Figure scripts:

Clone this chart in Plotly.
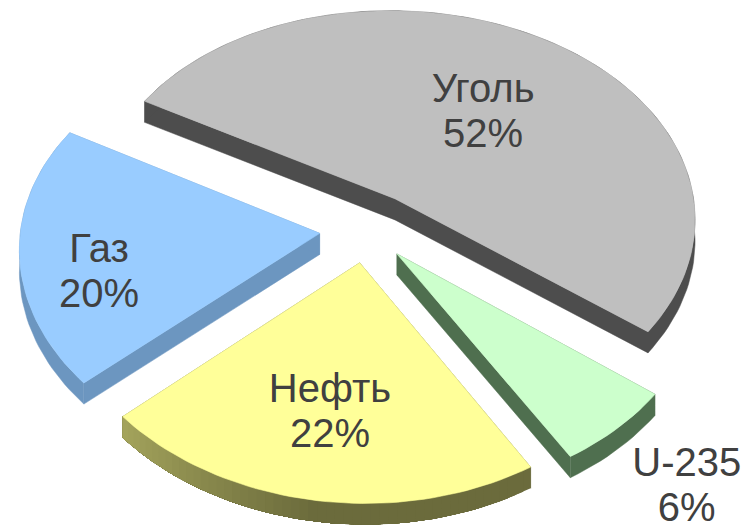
import numpy as np
import plotly.graph_objects as go

labels = ["Уголь", "U-235", "Нефть", "Газ"]
values = [52, 6, 22, 20]
percent_text = ["52%", "6%", "22%", "20%"]
top_colors = ["#bfbfbf", "#ccffcc", "#ffff99", "#99ccff"]
side_colors = ["#4d4d4d", "#4f6f4f", "#6b6b3c", "#6c96c0"]

START = -57.0          # degrees clockwise from the back of the pie
EXPLODE = [0.18, 0.15, 0.155, 0.155]
LABEL_R = [0.53, 1.30, 0.66, 0.75]
LABEL_TURN = [3, 0.4, 0, -9]
K = 0.095              # perspective strength, vertical
KX = 0.08              # perspective strength, horizontal
SHEAR = 0.065          # slight camera yaw
TILT = 0.05            # slight camera roll
DEPTH = 0.10           # slab thickness, in y-axis units
W, H = 743, 525
PX_X, PX_Y = 300.0, 211.0
CX, CY = 366.0, 230.0


def project(X, Y, z=0.0):
    X = np.asarray(X, dtype=float)
    Y = np.asarray(Y, dtype=float)
    return X / (1.0 + KX * Y) - SHEAR * Y, Y / (1.0 + K * Y) + TILT * X + z


def shade(hex_color, f):
    r, g, b = (int(hex_color[i:i + 2], 16) for i in (1, 3, 5))
    return f"rgb({min(255, int(r * f))},{min(255, int(g * f))},{min(255, int(b * f))})"


fig = go.Figure()


def poly(x, y, color, lw=0.0):
    fig.add_trace(go.Scatter(x=list(x), y=list(y), mode="lines", fill="toself",
                             fillcolor=color, line=dict(color=color, width=lw),
                             hoverinfo="skip", showlegend=False))


angle = START
text_x, text_y, pct_x, pct_y = [], [], [], []
for i, v in enumerate(values):
    span = v / sum(values) * 360
    a0, a1 = angle, angle + span
    mid = np.radians((a0 + a1) / 2)
    ax, ay = EXPLODE[i] * np.sin(mid), EXPLODE[i] * np.cos(mid)
    deg = np.linspace(a0, a1, max(8, int(span / 1.5)))
    th = np.radians(deg)
    wx = np.r_[ax, ax + np.sin(th)]
    wy = np.r_[ay, ay + np.cos(th)]
    tx, ty = project(wx, wy)
    bx, by = project(wx, wy, -DEPTH)
    for (p, q) in [(0, 1), (len(wx) - 1, 0)]:
        poly([tx[p], tx[q], bx[q], bx[p]], [ty[p], ty[q], by[q], by[p]], side_colors[i], 0.5)
    arc_tx, arc_ty, arc_bx, arc_by = tx[1:], ty[1:], bx[1:], by[1:]
    if labels[i] == "Нефть":
        # each piece overlaps all the later ones, so no white seams show through
        for j in range(len(deg) - 1):
            f = float(np.interp(deg[j], [150, 190, 231], [1.0, 1.0, 1.55]))
            poly(np.r_[arc_tx[j:], arc_bx[j:][::-1]], np.r_[arc_ty[j:], arc_by[j:][::-1]],
                 shade(side_colors[i], f))
    else:
        poly(np.r_[arc_tx, arc_bx[::-1]], np.r_[arc_ty, arc_by[::-1]], side_colors[i], 0.5)
    poly(np.r_[tx, tx[0]], np.r_[ty, ty[0]], top_colors[i], 0.6)
    la = mid + np.radians(LABEL_TURN[i])
    lx, ly = project(ax + LABEL_R[i] * np.sin(la), ay + LABEL_R[i] * np.cos(la))
    text_x.append(float(lx)); text_y.append(float(ly) + 22.5 / PX_Y)
    pct_x.append(float(lx)); pct_y.append(float(ly) - 22.5 / PX_Y)
    angle = a1

font = dict(family="Liberation Sans", size=40, color="#404040")
fig.add_trace(go.Scatter(x=text_x, y=text_y, mode="text", text=labels, textfont=font,
                         textposition="middle center", hoverinfo="skip", showlegend=False,
                         cliponaxis=False))
fig.add_trace(go.Scatter(x=pct_x, y=pct_y, mode="text", text=percent_text, textfont=font,
                         textposition="middle center", hoverinfo="skip", showlegend=False,
                         cliponaxis=False))

fig.update_layout(
    width=W, height=H, margin=dict(l=0, r=0, t=0, b=0),
    paper_bgcolor="white", plot_bgcolor="white", showlegend=False,
    xaxis=dict(visible=False, range=[-CX / PX_X, (W - CX) / PX_X], fixedrange=True),
    yaxis=dict(visible=False, range=[-(H - CY) / PX_Y, CY / PX_Y], fixedrange=True),
)
fig.write_html("out.html", config={"displayModeBar": False},
               post_script="document.body.style.margin='0';document.body.style.overflow='hidden';")
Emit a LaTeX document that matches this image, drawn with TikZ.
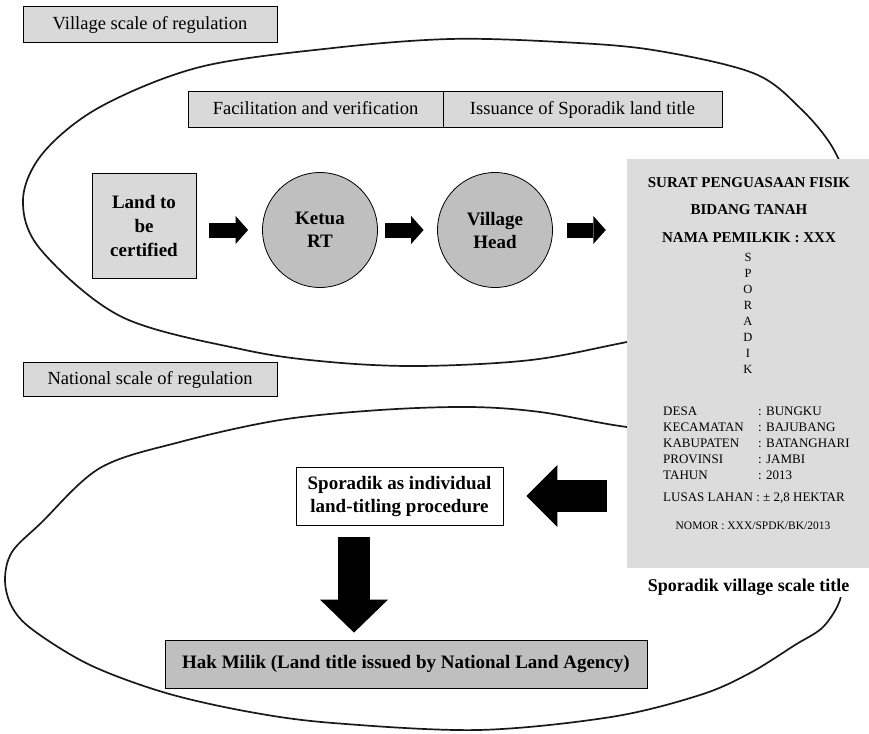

GOAL. Check each line above for the string "this" and show the ones that have it.

ANSWER BELOW.
Clone this chart in Plotly.
Emit a LaTeX document that matches this image, drawn with TikZ.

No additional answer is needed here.